Brear beats back the baby-bearing blues
I’ve always heard that everything changes in your thirties. Anytime you wrap up one decade and get ready to face the next it’s pretty scary although filled with wonder. I suppose I’m guaranteeing that my thirties will be much different than my twenties because not only will I be a wife, I’ll be a mom.
I’m in the fourth month or, in future-mommy-speak, my second trimester of my first pregnancy and life has already changed a lot for me. It all started after I realized my period was about two weeks late. For most women maybe a day or two late would have turned on some sort of light bulb that maybe things weren’t right, but not me. Oh no. In fact every month when my “Aunt Flo” came to visit I was in shock, like I was 13 again and wondering what the hell was wrong with me.
I’m really not very mature.
A few days later my doctor confirmed what the home pregnancy test had already told me.
“Yep, you’re about six week’s pregnant.”
For the most part being pregnant is a lot of fun. Sometimes it feels like I’m finally part of a club, that I can roam areas I always felt were off limits. I feel like I have the right to walk around Babies ‘R’ Us now since I have my special baby-bump VIP pass.
“It’s okay,” I say as they stop me at the door, “I’m pregnant.” I’m met with smiles.
My in-laws have been great, my parents and I are closer than ever and even my cats are curling up closer to me lately. But naturally with all good things there have been a lot of changes I’ve endured. Changing your lifestyle is hard enough but learning that every single thing you do to enjoy life is bad for you… well, that sucks.
I’ve had to say goodbye to my favorite ladies, the Betties, at Charlie’s Tobacco. They always had my Camel Lights ready when I walked in the door. I also had to say goodbye to my favorite pastime: drinking. Drinking gave me the liquid courage to dance like mad and sing karaoke, so I don’t do those anymore, either.
Thinking for myself is slowly drifting away because every person I talk to has great, free “advice” on how I’m feeling, how I’m going to feel and what’s best for baby. Which leads me to unwarranted advice, which even strangers chime in on. Personal space is a thing of the past since having a bump gives everyone permission to touch me and ask how much weight I’ve gained. My once perky boobs will be gone forever after the baby is born, when they’ll resemble melted Hershey’s kisses.
Sleeping all night is most likely a thing of the past since I wake up every half hour to pee. And I’m not going to be able to sleep until noon on the weekends like I’ve done for the past 10 years. I also won’t be able to eat cereal for dinner anymore.
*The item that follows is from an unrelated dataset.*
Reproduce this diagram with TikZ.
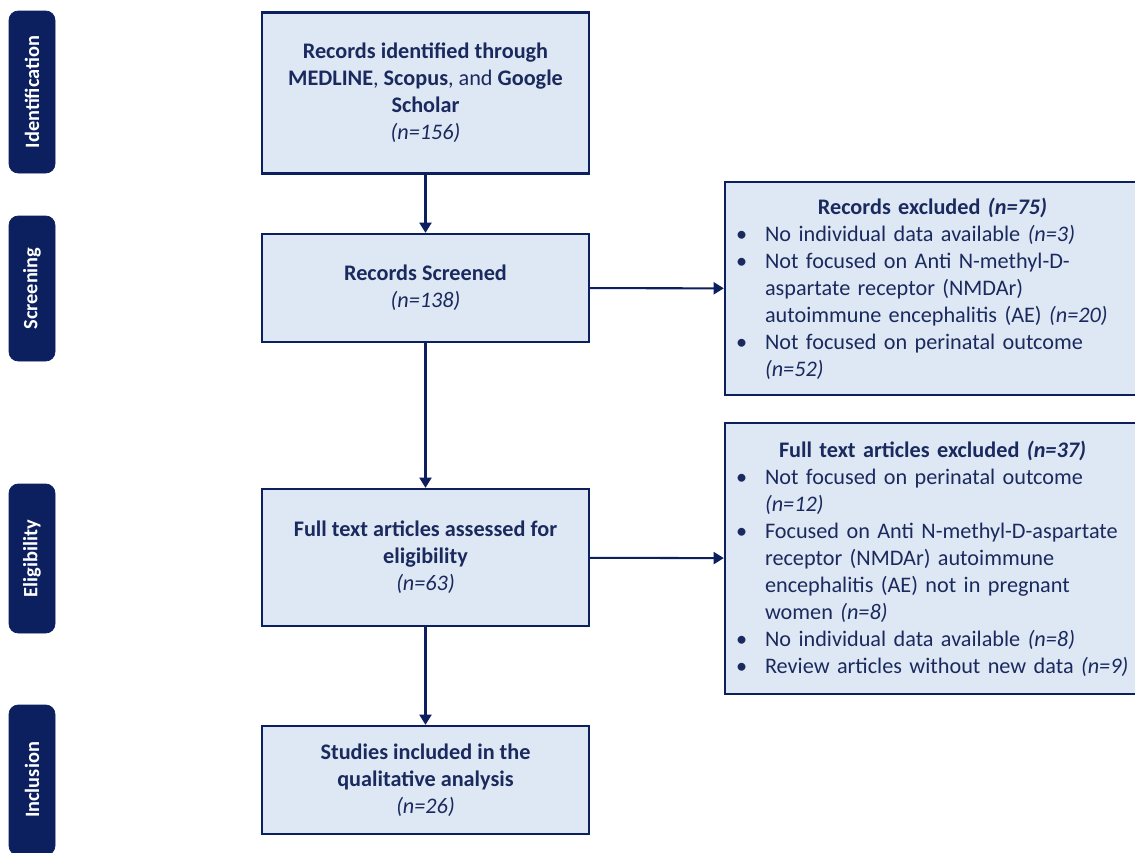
\documentclass[tikz,border=0pt]{standalone}
\usepackage{fontspec}
\setmainfont{Carlito}
\usepackage{enumitem}
\usetikzlibrary{positioning,arrows.meta}
\definecolor{navy}{HTML}{0C1F5E}
\definecolor{boxfill}{HTML}{DEE8F4}
\definecolor{txtblue}{HTML}{1B2A5E}

\begin{document}
\begin{tikzpicture}[x=0.54pt,y=-0.54pt,
				phase/.style={fill=navy,draw=navy,rounded corners=5pt,rotate=90,minimum height=46*0.54pt,
				  text=white,font=\bfseries\fontsize{11}{13}\selectfont},
				stage/.style={draw=navy,line width=1.3pt,fill=boxfill,text=txtblue,align=center,
				  minimum width=327*0.54pt,font=\fontsize{12}{14.6}\selectfont},
				excl/.style={draw=navy,line width=1.3pt,fill=boxfill,text=txtblue,inner xsep=8*0.54pt,
				  text width=399*0.54pt,minimum height=#1*0.54pt,font=\fontsize{12}{14.6}\selectfont},
				link/.style={draw=navy,line width=1.1pt,-{Triangle[length=5.5pt,width=6.5pt]}}]
				\useasboundingbox (0,0) rectangle (1135,852);
				\node[phase,minimum width=162*0.54pt] (id) at (32,92) {Identification};
				\node[phase,minimum width=145*0.54pt] (sc) at (32,288.5) {Screening};
				\node[phase,minimum width=149*0.54pt] (el) at (32,558.5) {Eligibility};
				\node[phase,minimum width=150*0.54pt] (in) at (32,780) {Inclusion};
				\node[stage,minimum height=161*0.54pt] (ident) at (425.5,93)
				  {\textbf{Records identified through}\\\textbf{MEDLINE}, \textbf{Scopus}, and \textbf{Google}\\\textbf{Scholar}\\\textit{(n=156)}};
				\node[stage,minimum height=108*0.54pt] (screen) at (425.5,288) {\textbf{Records Screened}\\\textit{(n=138)}};
				\node[stage,minimum height=137*0.54pt] (elig) at (425.5,557.5)
				  {\textbf{Full text articles assessed for}\\\textbf{eligibility}\\\textit{(n=63)}};
				\node[stage,minimum height=108*0.54pt] (incl) at (425.5,780)
				  {\textbf{Studies included in the}\\\textbf{qualitative analysis}\\\textit{(n=26)}};
				\node[excl=213] (rexcl) at (932.5,288.5) {\centering\textbf{Records excluded \textit{(n=75)}}\par
				  \begin{itemize}[nosep,leftmargin=17.3pt,labelsep=9.7pt]\raggedright
				  \item No individual data available \textit{(n=3)}
				  \item Not focused on Anti N-methyl-D-\\aspartate receptor (NMDAr)\\autoimmune encephalitis (AE) \textit{(n=20)}
				  \item Not focused on perinatal outcome\\\textit{(n=52)}
				  \end{itemize}};
				\node[excl=271] (fexcl) at (932.5,558.5) {\centering\textbf{Full text articles excluded \textit{(n=37)}}\par
				  \begin{itemize}[nosep,leftmargin=17.3pt,labelsep=9.7pt]\raggedright
				  \item Not focused on perinatal outcome\\\textit{(n=12)}
				  \item Focused on Anti N-methyl-D-aspartate\\receptor (NMDAr) autoimmune\\encephalitis (AE) not in pregnant\\women \textit{(n=8)}
				  \item No individual data available \textit{(n=8)}
				  \item Review articles without new data \textit{(n=9)}
				  \end{itemize}};
				\draw[link] (ident) -- (screen);
				\draw[link] (screen) -- (elig);
				\draw[link] (elig) -- (incl);
				\draw[link] (screen) -- (rexcl);
				\draw[link] (elig) -- (fexcl);
			  \end{tikzpicture}
\end{document}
Sometimes I cry at night when I think about all the fun things I’m missing out on and how nice a cigarette would be. I get sad when I think about wearing mom jeans and spelling out my cuss words. It’s really tough knowing that even though I’ve had so much time to grow up, I really have to do it now because my baby is counting on me.
I’m riddled with anxiety. I’m filled with elation. I’m scared of the future, yet I can’t wait to see what it will bring.
I see this… mass… growing inside me, pulling its very life from the stuff I’m made of. It both scares the hell out of me and fills me with awe.
I’m stressed. I’m lonely. I’m very hungry. All the time.
And in a way it’s something of a relief. There’s a baby coming – this much is true, and even though a thirtieth birthday also looms on the horizon, it doesn’t seem as big a deal as I once thought it would be.